As mudanças no mundo do trabalho exigem que as entidades sindicais se modifiquem. Fala Nobre: “A organização sindical não pode só representar quem tem carteira assinada. O microempreendedor individual, por exemplo, que montou uma lojinha de sapato. Ele é um ex-metalúrgico que perdeu o emprego e não tem trabalho. Ele montou um pequeno negócio para trabalhar com a família e sobreviver. A identidade dele não é com a Fiesp. É com o sindicato dos trabalhadores. Temos que representar esse pessoal. São trabalhadores tentando sobreviver e que têm uma identidade de classe com o movimento sindical”.

A gravidade da situação do país está levando a ações conjuntas das entidades de trabalhadores, organizadas no Fórum das Centrais. “A classe trabalhadora está vivendo o seu pior momento na sua história. Não tem cabimento o movimento sindical ficar brigando entre si numa conjuntura dessas. Pensar diferente não é ruim, desde que esse pensar diferente não inviabilize a luta. Temos uma agenda clara: defesa da soberania do Brasil, dos direitos da classe trabalhadora, geração de empregos de qualidade, desenvolvimento e justiça social. A luta tem que ser unitária”, declara.

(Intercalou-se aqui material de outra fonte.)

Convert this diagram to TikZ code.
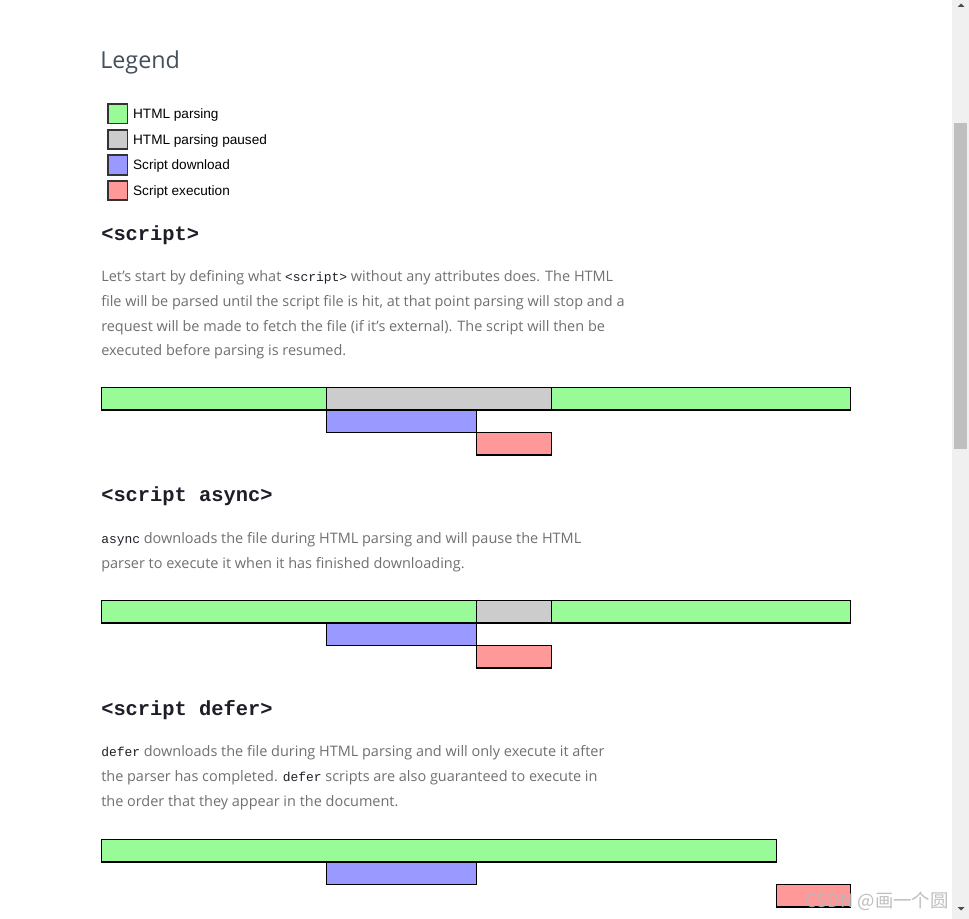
\documentclass[tikz,border=0pt]{standalone}
\usepackage{fontspec}
\setmainfont{Open Sans}
\setsansfont{Liberation Sans}
\setmonofont{Liberation Mono}
\newfontfamily\cjkfont{Noto Sans CJK SC}
\usetikzlibrary{positioning}
\definecolor{parsecol}{HTML}{98FB98}
\definecolor{pausecol}{HTML}{CCCCCC}
\definecolor{loadcol}{HTML}{9999FF}
\definecolor{execcol}{HTML}{FF9999}
\definecolor{bodyink}{HTML}{707070}
\definecolor{codeink}{HTML}{1E1E28}
\definecolor{titleink}{HTML}{44505C}
\newcommand{\srccode}[1]{{\ttfamily\fontsize{9.7}{12}\selectfont\color{codeink}#1}}
\tikzset{
		seg/.style={draw=black, line width=1.1pt},
		legbox/.style={draw=black!80, line width=1.4pt, minimum size=14.6pt, inner sep=0pt},
		legtext/.style={font=\sffamily\fontsize{10.2}{12}\selectfont, inner sep=0pt, text height=7.3pt, text depth=0pt},
		heading/.style={anchor=base west, inner sep=0pt, font=\ttfamily\bfseries\fontsize{15.3}{18}\selectfont, text=codeink},
		bodytxt/.style={anchor=base west, inner sep=0pt, font=\fontsize{10.85}{14}\selectfont, text=bodyink}
	}

\begin{document}
\begin{tikzpicture}[x=0.75pt, y=-0.75pt] % one unit = one pixel of the page, y downwards
		\useasboundingbox (0,0) rectangle (969,919);
		\fill[white] (0,0) rectangle (969,919);
		% scrollbar
		\fill[black!6] (952,0) rectangle (969,919);
		\fill[black!25] (954,123) rectangle (967,449);
		\fill[black!70] (957.5,7) -- (964.5,7) -- (961,3.5) -- cycle;
		\fill[black!70] (957.5,907) -- (964.5,907) -- (961,910.5) -- cycle;

		% legend
		\node[anchor=base west, inner sep=0pt, font=\fontsize{17.5}{20}\selectfont, text=titleink] (legend) at (100,68.3) {Legend};
		\foreach \col/\txt [count=\i from 0] in {parsecol/HTML parsing, pausecol/HTML parsing paused, loadcol/Script download, execcol/Script execution}{
			\node[legbox, fill=\col] (leg\i) at (117.8,113.8+25.6*\i) {};
			\node[legtext, right=3.3pt of leg\i] (legt\i) {\txt};
		}

		% the three sections
		\node[heading] (h1) at (101,240.7) {<script>};
		\foreach \ln [count=\k from 0] in {
			{Let’s start by defining what \srccode{<script>} without any attributes does. The HTML},
			{file will be parsed until the script file is hit, at that point parsing will stop and a},
			{request will be made to fetch the file (if it’s external). The script will then be},
			{executed before parsing is resumed.}}
			\node[bodytxt] (pa\k) at (101,281.7+24.7*\k) {\ln};

		\node[heading] (h2) at (101,501.7) {<script async>};
		\foreach \ln [count=\k from 0] in {
			{\srccode{async} downloads the file during HTML parsing and will pause the HTML},
			{parser to execute it when it has finished downloading.}}
			\node[bodytxt] (pb\k) at (101,543.7+24.7*\k) {\ln};

		\node[heading] (h3) at (101,715.7) {<script defer>};
		\foreach \ln [count=\k from 0] in {
			{\srccode{defer} downloads the file during HTML parsing and will only execute it after},
			{the parser has completed. \srccode{defer} scripts are also guaranteed to execute in},
			{the order that they appear in the document.}}
			\node[bodytxt] (pc\k) at (101,756.7+24.7*\k) {\ln};

		% timelines: top / row / start / end / colour
		\foreach \top/\row/\xa/\xb/\col in {
			387.5/0/101.7/326.7/parsecol, 387.5/0/326.7/551.7/pausecol, 387.5/0/551.7/850.3/parsecol,
			387.5/1/326.7/476.7/loadcol, 387.5/2/476.7/551.7/execcol,
			600.5/0/101.7/476.7/parsecol, 600.5/0/476.7/551.7/pausecol, 600.5/0/551.7/850.3/parsecol,
			600.5/1/326.7/476.7/loadcol, 600.5/2/476.7/551.7/execcol,
			839.5/0/101.7/776.7/parsecol, 839.5/1/326.7/476.7/loadcol, 839.5/2/776.7/850.3/execcol}
			\draw[seg, fill=\col] (\xa,\top+22.5*\row) rectangle (\xb,\top+22.5*\row+22.5);

		% watermark
		\node[anchor=base east, inner sep=0pt, font=\cjkfont\fontsize{13.8}{16}\selectfont, text=black!28, opacity=0.9] (mark) at (949,907) {CSDN @画一个圆};
	\end{tikzpicture}
\end{document}
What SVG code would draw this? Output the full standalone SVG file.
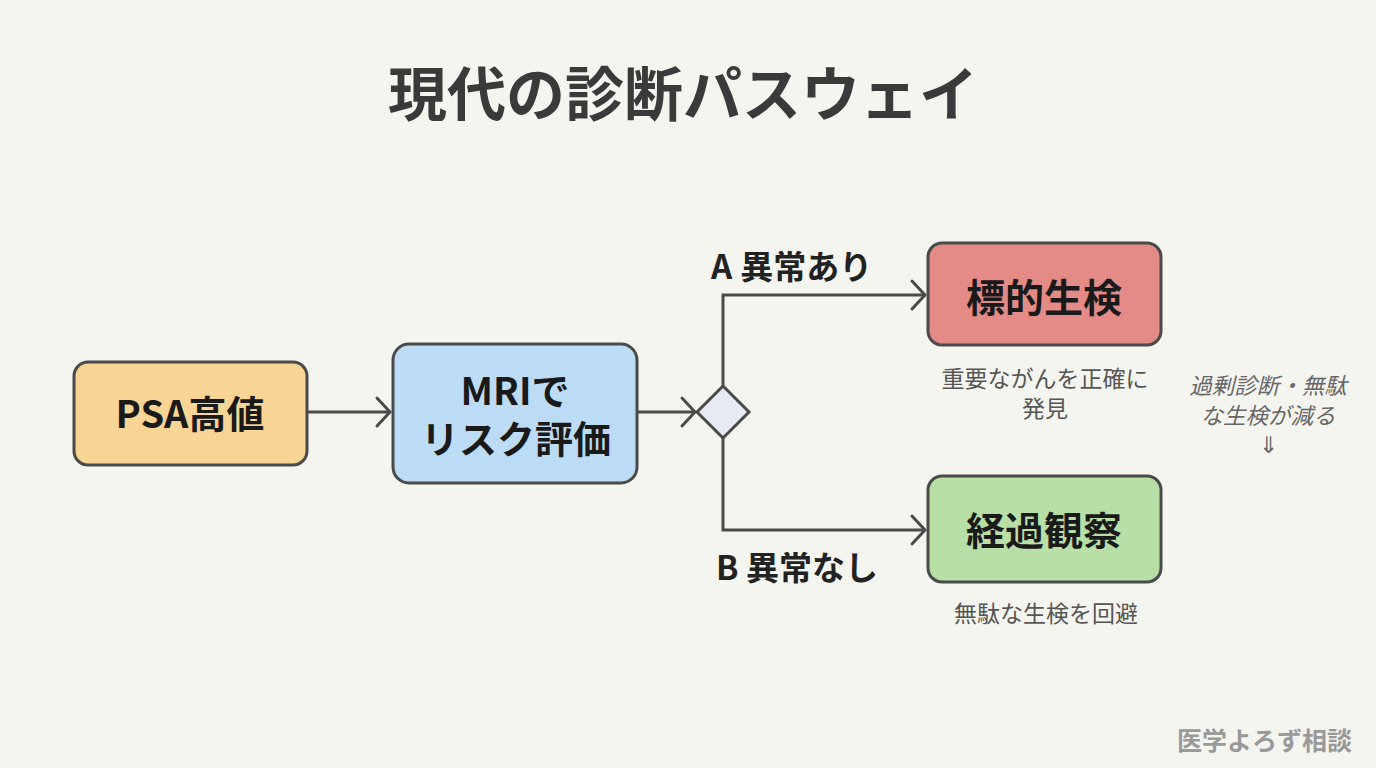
<svg xmlns="http://www.w3.org/2000/svg" width="1376" height="768" viewBox="0 0 1376 768">
<defs>
<marker id="chev" markerUnits="userSpaceOnUse" markerWidth="20" markerHeight="34" refX="16" refY="17" orient="auto" viewBox="0 0 20 34">
<path d="M3,3 L16,17 L3,31" fill="none" stroke="#4a4a4a" stroke-width="3" stroke-linecap="round" stroke-linejoin="round"/>
</marker>
</defs>
<style>
.box{stroke:#4a4a4a;stroke-width:3}
.t{font-family:"Noto Sans CJK JP","Noto Sans",sans-serif;font-weight:700;fill:#1a1a1a;text-anchor:middle;font-size:38px}
.lbl{font-family:"Noto Sans CJK JP","Noto Sans",sans-serif;font-weight:700;fill:#222;font-size:33px}
.note{font-family:"Noto Sans CJK JP","Noto Sans",sans-serif;fill:#555;font-size:23px;text-anchor:middle}
.it{font-family:"Noto Sans CJK JP","Noto Sans",sans-serif;fill:#666;font-size:22.5px;text-anchor:middle;font-style:italic}
.con{fill:none;stroke:#4a4a4a;stroke-width:3;marker-end:url(#chev)}
</style>
<rect width="1376" height="768" fill="#f5f5ef"/>
<text x="683" y="116" font-family="'Noto Sans CJK JP',sans-serif" font-weight="700" font-size="59" fill="#3a3a3a" text-anchor="middle">現代の診断パスウェイ</text>
<g id="connectors">
<path class="con" d="M307,412 H390"/>
<path class="con" d="M637,412 H695"/>
<path class="con" d="M723,386 V295 H925"/>
<path class="con" d="M723,438 V530 H925"/>
</g>
<g id="psa">
<rect class="box" x="74" y="362" width="233" height="103" rx="14" fill="#f8d594"/>
<text x="190" y="428" class="t">PSA高値</text>
</g>
<g id="mri">
<rect class="box" x="393" y="344" width="244" height="139" rx="16" fill="#bcdcf5"/>
<text class="t"><tspan x="515" y="405">MRIで</tspan><tspan x="516" y="453">リスク評価</tspan></text>
</g>
<g id="decision">
<path class="box" d="M723,386 L749,412 L723,438 L697,412 Z" fill="#e6eaf3"/>
</g>
<g id="biopsy">
<rect class="box" x="928" y="243" width="233" height="102" rx="14" fill="#e48a87"/>
<text x="1044" y="312" class="t" style="font-size:39px">標的生検</text>
</g>
<g id="observe">
<rect class="box" x="928" y="476" width="233" height="106" rx="14" fill="#b8e0a6"/>
<text x="1044" y="545" class="t" style="font-size:39px">経過観察</text>
</g>
<g id="labels">
<text x="711" y="279" class="lbl"><tspan>A</tspan><tspan dx="8">異常あり</tspan></text>
<text x="716" y="580" class="lbl">B 異常なし</text>
<text class="note"><tspan x="1045" y="387">重要ながんを正確に</tspan><tspan x="1045" y="417">発見</tspan></text>
<text x="1046" y="622" class="note">無駄な生検を回避</text>
<text class="it"><tspan x="1268" y="394">過剰診断・無駄</tspan><tspan x="1268" y="424">な生検が減る</tspan><tspan x="1268" y="453" style="font-style:normal">⇓</tspan></text>
</g>
<text x="1352" y="750" font-family="'Noto Sans CJK JP',sans-serif" font-weight="700" font-size="25" fill="#999" text-anchor="end">医学よろず相談</text>
</svg>
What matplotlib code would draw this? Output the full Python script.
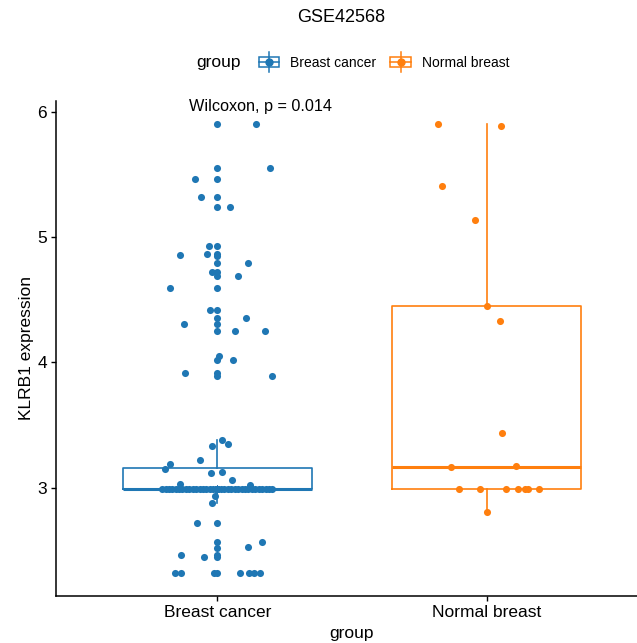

Essa unidade estratégica pode ter desdobramentos, na opinião de Nobre:

“O Brasil tem muitas centrais sindicais. Gostaria que diminuísse, que tivesse um processo de fusão. Duas ou três centrais sindicais estaria de bom tamanho para o Brasil; temos 15. É conversando que se chega lá. A gente percebe que estar junto é melhor do que estar dividindo. A gente vai diminuindo o número de centrais e construindo um movimento mais robusto, mais forte e mais organizado”.